The advances in computing and miniaturization technologies have made possible an increasing use of unmanned devices to do routine work once done by man. Most repetitive precision and rule-based work can now be automated using sophisticated robotics.
As electro-optical-mechanical contraptions, robots are perfect for jobs that are repetitive, require precise rule-based actions and in areas where potential harm exists. People need salaries, vacations, coffee breaks and a reasonably comfortable work environment. Robots don’t. People get bored doing routines and that could lead to fatigue that in turn could lead to errors and failures. Robots are immune from boredom.

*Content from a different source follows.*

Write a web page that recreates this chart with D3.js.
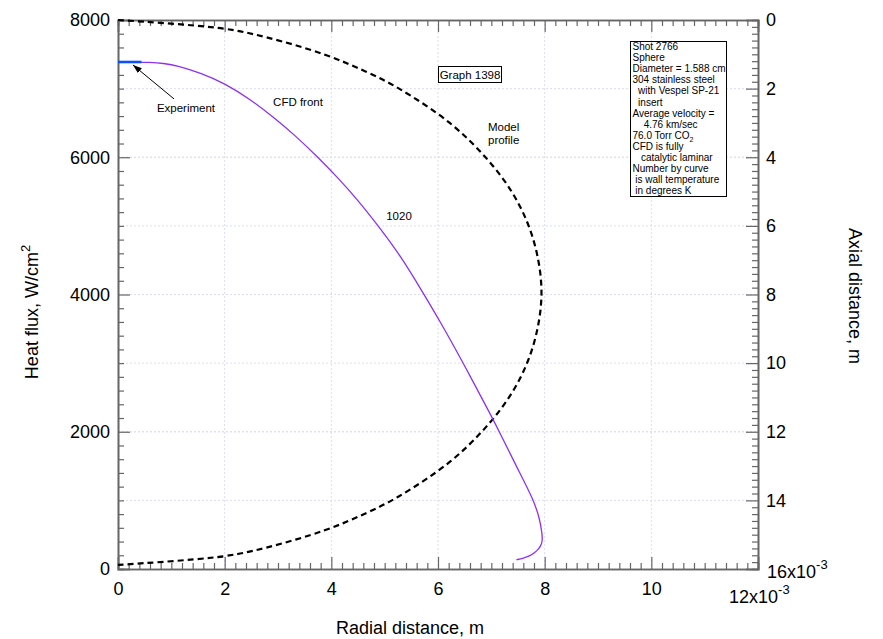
<!DOCTYPE html>
<html>
<head>
<meta charset="utf-8">
<script src="https://cdn.jsdelivr.net/npm/d3@7"></script>
<style>
  html, body { margin: 0; padding: 0; background: #fff; }
  svg { display: block; font-family: "Liberation Sans", Arial, sans-serif; }
</style>
</head>
<body>
<svg id="chart" width="883" height="639"></svg>
<script>
// ---- data (radial / axial distance in units of 1e-3 m) ----
const cfdRadial = [0, 0.3, 0.59, 0.85, 1.125, 1.56, 2.0, 2.5, 2.94, 3.31, 3.75, 4.13, 4.5, 4.88, 5.3, 5.71, 6.04, 6.475, 7.03, 7.15, 7.47, 7.8, 7.91, 7.95, 7.96, 7.93, 7.88, 7.8, 7.73, 7.6, 7.47];
const cfdFlux   = [7388, 7388, 7384, 7370, 7334, 7224, 7078, 6835, 6568, 6325, 6000, 5694, 5374, 5000, 4563, 4038, 3606, 3000, 2185, 2000, 1494, 1000, 718, 520, 420, 340, 285, 232, 194, 155, 135];
const expRadial = [0, 0.44];
const expFlux   = [7388, 7388];
const modelAxial  = [0, 0.25, 0.5, 1, 1.5, 2, 3, 4, 5, 6, 7, 7.94, 8.88, 9.88, 10.88, 11.88, 12.88, 13.88, 14.38, 14.88, 15.38, 15.63, 15.88];
const modelRadial = [0, 1.975, 2.77, 3.86, 4.64, 5.27, 6.22, 6.89, 7.38, 7.70, 7.88, 7.94, 7.88, 7.70, 7.38, 6.89, 6.22, 5.27, 4.64, 3.86, 2.77, 1.975, 0];
const xTicks = [0, 2, 4, 6, 8, 10, 12];
const yTicks = [0, 2000, 4000, 6000, 8000];
const yRTicks = [0, 2, 4, 6, 8, 10, 12, 14, 16];
const legendLines = ["Shot 2766", "Sphere", "Diameter = 1.588 cm", "304 stainless steel", "  with Vespel SP-21", "  insert", "Average velocity =", "    4.76 km/sec", "76.0 Torr CO|2", "CFD is fully", "   catalytic laminar", "Number by curve", " is wall temperature", " in degrees K"];

const svg = d3.select("#chart");
const L = 118, R = 758, T = 20, B = 569;
const x = d3.scaleLinear().domain([0, 12]).range([L, R]);
const y = d3.scaleLinear().domain([0, 8000]).range([B, T]);
const yR = d3.scaleLinear().domain([0, 16]).range([T, B]);

const gridColor = "#dcdcf6";
// grid lines
const grid = svg.append("g").attr("stroke", gridColor).attr("stroke-width", 1).attr("stroke-dasharray", "2,2");
xTicks.filter(v => v > 0 && v < 12).forEach(v => grid.append("line").attr("x1", x(v)).attr("x2", x(v)).attr("y1", T).attr("y2", B));
yTicks.filter(v => v > 0 && v < 8000).forEach(v => grid.append("line").attr("x1", L).attr("x2", R).attr("y1", y(v)).attr("y2", y(v)));
yRTicks.filter(v => v > 0 && v < 16).forEach(v => grid.append("line").attr("x1", L).attr("x2", R).attr("y1", yR(v)).attr("y2", yR(v)));

const minor = (lo, hi, step, major) => d3.range(lo, hi + step / 2, step).filter(v => Math.abs(v / major - Math.round(v / major)) > 1e-6);
const xMinor = minor(0, 12, 0.2, 2);
const yMinor = minor(0, 8000, 200, 2000);
const yRMinor = minor(0, 16, 0.2, 2);

const axisColor = "#666";
function styleAxis(g) {
  g.selectAll(".domain").attr("stroke", axisColor).attr("stroke-width", 1.6);
  g.selectAll(".tick line").attr("stroke", axisColor).attr("stroke-width", 1.2);
  g.selectAll(".tick text").attr("fill", "#000").attr("font-size", 18);
  g.attr("font-family", null);
}
// bottom
svg.append("g").attr("transform", `translate(0,${B})`)
  .call(d3.axisBottom(x).tickValues(xMinor).tickSize(-6).tickFormat("")).call(styleAxis);
svg.append("g").attr("transform", `translate(0,${B})`)
  .call(d3.axisBottom(x).tickValues(xTicks).tickSize(-12).tickPadding(13).tickFormat(d => d === 12 ? "" : d)).call(styleAxis);
// top
svg.append("g").attr("transform", `translate(0,${T})`)
  .call(d3.axisTop(x).tickValues(xMinor).tickSize(-6).tickFormat("")).call(styleAxis);
svg.append("g").attr("transform", `translate(0,${T})`)
  .call(d3.axisTop(x).tickValues(xTicks).tickSize(-12).tickFormat("")).call(styleAxis);
// left
svg.append("g").attr("transform", `translate(${L},0)`)
  .call(d3.axisLeft(y).tickValues(yMinor).tickSize(-6).tickFormat("")).call(styleAxis);
svg.append("g").attr("transform", `translate(${L},0)`)
  .call(d3.axisLeft(y).tickValues(yTicks).tickSize(-12).tickPadding(8).tickFormat(d => d)).call(styleAxis);
// right
svg.append("g").attr("transform", `translate(${R},0)`)
  .call(d3.axisRight(yR).tickValues(yRMinor).tickSize(-6).tickFormat("")).call(styleAxis);
svg.append("g").attr("transform", `translate(${R},0)`)
  .call(d3.axisRight(yR).tickValues(yRTicks).tickSize(-12).tickPadding(8).tickFormat(d => d === 16 ? "" : d)).call(styleAxis);

// exponent labels
const e1 = svg.append("text").attr("x", x(12) - 29).attr("y", 603).attr("font-size", 18);
e1.append("tspan").text("12x10");
e1.append("tspan").attr("dy", -9).attr("font-size", 13).text("-3");
const e2 = svg.append("text").attr("x", R + 9).attr("y", yR(16) + 9).attr("font-size", 18);
e2.append("tspan").text("16x10");
e2.append("tspan").attr("dy", -9).attr("font-size", 13).text("-3");

// axis titles
svg.append("text").attr("x", 410).attr("y", 634).attr("text-anchor", "middle").attr("font-size", 18).text("Radial distance, m");
const lt = svg.append("text").attr("transform", "translate(38,312) rotate(-90)").attr("text-anchor", "middle").attr("font-size", 18);
lt.append("tspan").text("Heat flux, W/cm");
lt.append("tspan").attr("dy", -8).attr("font-size", 13).text("2");
svg.append("text").attr("transform", "translate(849,296) rotate(90)").attr("text-anchor", "middle").attr("font-size", 18).text("Axial distance, m");

// model profile (dashed)
const modelPts = modelAxial.map((a, i) => [modelRadial[i], a]);
svg.append("path").datum(modelPts)
  .attr("d", d3.line().x(d => x(d[0])).y(d => yR(d[1])).curve(d3.curveCatmullRom))
  .attr("fill", "none").attr("stroke", "#000").attr("stroke-width", 2.2).attr("stroke-dasharray", "6,4");

// CFD front
const cfdPts = cfdRadial.map((r, i) => [r, cfdFlux[i]]);
svg.append("path").datum(cfdPts)
  .attr("d", d3.line().x(d => x(d[0])).y(d => y(d[1])).curve(d3.curveBasis))
  .attr("fill", "none").attr("stroke", "#9030f0").attr("stroke-width", 1.3);

// experiment
const expPts = expRadial.map((r, i) => [r, expFlux[i]]);
svg.append("path").datum(expPts)
  .attr("d", d3.line().x(d => x(d[0])).y(d => y(d[1])))
  .attr("fill", "none").attr("stroke", "#0a50ff").attr("stroke-width", 2.6);

// arrow
svg.append("defs").append("marker").attr("id", "ah").attr("viewBox", "0 0 10 10")
  .attr("refX", 10).attr("refY", 5).attr("markerWidth", 9).attr("markerHeight", 9).attr("orient", "auto")
  .attr("markerUnits", "userSpaceOnUse")
  .append("path").attr("d", "M0,1.5 L10,5 L0,8.5 Z").attr("fill", "#000");
svg.append("line").attr("x1", x(1.05)).attr("y1", y(6850)).attr("x2", x(0.28)).attr("y2", y(7345))
  .attr("stroke", "#000").attr("stroke-width", 1).attr("marker-end", "url(#ah)");

// annotations
svg.append("text").attr("x", 186).attr("y", 112).attr("text-anchor", "middle").attr("font-size", 11.5).text("Experiment");
svg.append("text").attr("x", 298).attr("y", 106).attr("text-anchor", "middle").attr("font-size", 11.5).text("CFD front");
svg.append("text").attr("x", 399).attr("y", 220).attr("text-anchor", "middle").attr("font-size", 11.5).text("1020");
svg.append("text").attr("x", 488).attr("y", 131).attr("font-size", 11.5).text("Model");
svg.append("text").attr("x", 488).attr("y", 144).attr("font-size", 11.5).text("profile");

// Graph label box
svg.append("rect").attr("x", 438.5).attr("y", 66.5).attr("width", 63).attr("height", 16)
  .attr("fill", "#fff").attr("stroke", "#000").attr("stroke-width", 1);
svg.append("text").attr("x", 470).attr("y", 78.5).attr("text-anchor", "middle").attr("font-size", 11.5).text("Graph 1398");

// legend box
svg.append("rect").attr("x", 630.5).attr("y", 41.5).attr("width", 96).attr("height", 155)
  .attr("fill", "#fff").attr("stroke", "#000").attr("stroke-width", 1);
const lg = svg.append("g").attr("font-size", 10);
legendLines.forEach((s, i) => {
  const lead = s.length - s.trimStart().length;
  const t = lg.append("text").attr("x", 632.5 + lead * 2.8).attr("y", 50 + i * 11.1);
  const parts = s.trimStart().split("|");
  t.append("tspan").text(parts[0]);
  if (parts[1]) t.append("tspan").attr("dy", 3).attr("font-size", 7).text(parts[1]);
});
</script>
</body>
</html>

Robots come in various forms and sophistication. Almost all of them are deployed in manufacturing. Car factories are highly automated with more human workers employed to supervise and manage the work, leaving robotic arms and AI-based computer machines to weld, paint, and assemble the different car parts together as well as move completed cars into the testing and distribution zones of the factory.
Another useful work for robots is in food plants that arrange, say, an assortment of chocolate cookies or candies in boxes. A computer system typical guides the robotic armatures with optical sensors over a moving conveyor belt, enabling the robot to pick and aggregate different objects into a container. Such contraptions, properly configured can produce the required daily volumes at predictable quality levels and cost structures to make the product more affordable.
Computer and electronic gadget makers use robots to solder together minute wires and parts onto the chip sets. “Pick and place” robotic armatures insert chips onto circuit boards found in all electronics gears from radios to cellphones.
In The Hospitals
Robots are increasingly common in pharmaceuticals and hospitals. The same “pick and place” robotics can be used to package medicines into boxes or bottles for market distribution. They are often found in sterile plants that are a requirement in handling pharmaceutical items.
There are robotic messengers on wheels used in some hospitals to carry medical and surgical supplies or equipment from one area to another on the same floor. Some medical robots enable remote surgery on patients using feedback sensors that allow surgeons to explore tissue sensed by the robot’s instruments. It may be along while for miniature robot sensors to travel through the blood stream by remote control as described in science fiction, but that is certainly not far-fetched
Robots at home
Robotic engineers and scientists are now predicting that our homes would soon have robots as household help to do more of the routine and menial chores at home. Some appliance companies have started working on prototypes vacuum cleaners and lawn mowers that have microchip-based “brains,” sonar sensors or optical “eyes” and solenoid and micro-motor armatures that can do most of the chores on their own.
They can go around the house to memorize their “assignments” and can pretty much clean the house or mow the lawn at pre-set hours of the day. Already in the market is a robotic lawn mower made by Friendly Robotics. It has bump sensors that define its obstacles and learns the area it will work on.